Financial incentives to create new woodlands will increase by 45% in a bid to boost tree planting, the Government has announced.

Farmers and land managers will be able to get up to £11,600 per hectare for woodlands they create – up from the maximum rate per hectare of £8,000 – under the England woodland creation offer (EWCO).

The Environment Department (Defra) and the Forestry Commission announced the uplift on Monday with the increased payments taking effect immediately.

The scheme, which was first launched in May 2021, provides financial incentives to plant trees to deliver positive impacts such as restoring nature and flood management risks.

It comes as part of Government plans to reforest the UK by planting 30,000 hectares of new woodland annually by the end of the current parliament and meet the statutory target of 16.5% tree and woodland cover by 2050.

According to the Forestry Commission, Government funding supported the planting of 2,721 hectares in the financial year 2022-23, corresponding to about 3.6 million trees with the woodland creation offer supporting 871 hectares – about 1.3 times the size of Gatwick Airport.

But last year, campaigners told the Guardian that too many rules, like new woodland areas needing to be within 75 metres of established woods and hedgerows as a source of seeds, had hindered uptake of the EWCO.

The publication reported that just 192 hectares of “natural colonisation” – woods created on land where there had recently been none – had been established in England through the EWCO in the two years from its launch in 2021.

The Government said on Monday that the new EWCO uplift will provide farmers and land managers with more tailored tree-planting incentives to encourage new woodland creation where it is best suited.

It added that there is a “strong pipeline” of EWCO applications for the 2024-25 financial year.

Farmers will also be able to get up to £12,700 in stackable payments if the land is eligible for the new low sensitivity land payment, which aims to encourage farmers to avoid reforesting land most suitable for food production.

Defra said farmers and land managers will be able to get more money for additional benefits delivered by their new woodlands as well.

This includes a new nature recovery premium of £3,300 per hectare to encourage the planting or natural colonisation of highly biodiverse woodlands next to ancient woodland.

For woodlands that deliver food risk management, they can now receive £1,000 – up from £500 a hectare – and for those that provide recreational access, they can receive £3,700 – up from £2,200.

The annual maintenance payments have been raised from £350 to £400 per hectare per year for 15 years as well.

Richard Stanford, Forestry Commission chief executive, said: “There has never been a better time for farmers and land managers to plant and grow more trees, and today’s announcements make it clear that woodland creation is a compelling part of the business of land management.

“In addition to encouraging woodland creation away from most productive land, it is important to remember that trees and woodlands can support farming objectives – for instance providing shade and shelter, improving productivity through healthy soil and water, reducing erosion and nutrient loss from surface run-off, or improving drought and flood resilience.”

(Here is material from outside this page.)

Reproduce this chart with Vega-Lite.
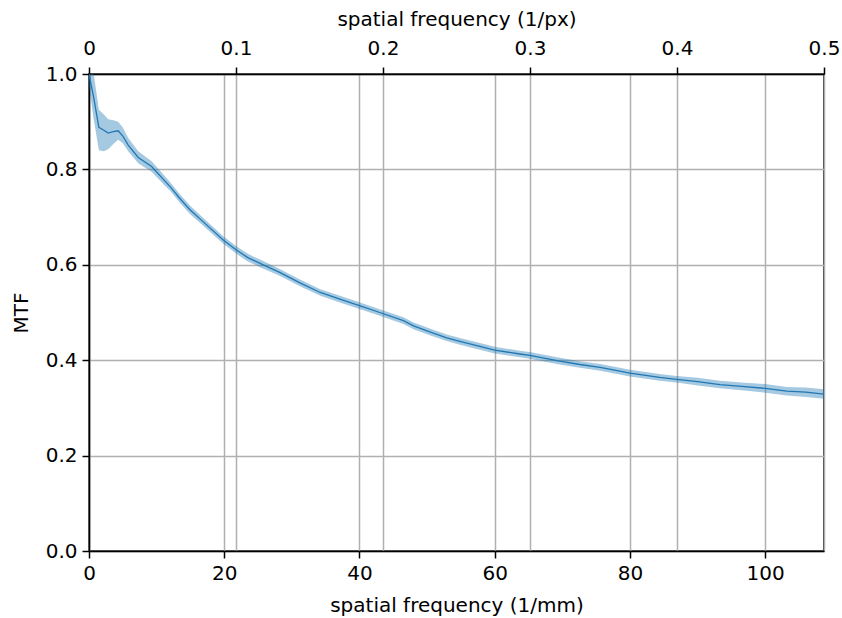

Environment Minister Rebecca Pow said: “We have made our commitment to farmers and land managers taking part in the England Woodland Creation Offer clear – we will support you, invest in you and reward your action in helping to meet our ambitious targets for the environment and the climate.

“Today’s uplift to rates is the latest step.

“Food security is a government priority, and we will continue to support our farmers and land managers to improve and conserve the natural environment and plant more trees, whilst making sure our best agricultural land is kept for food production.”

The payment uplift comes after the Government announced a new fast-track system for the woodland creation offer, which will see the Forestry Commission process applications with at least 90% of land located on areas least suitable for food production within 12 weeks.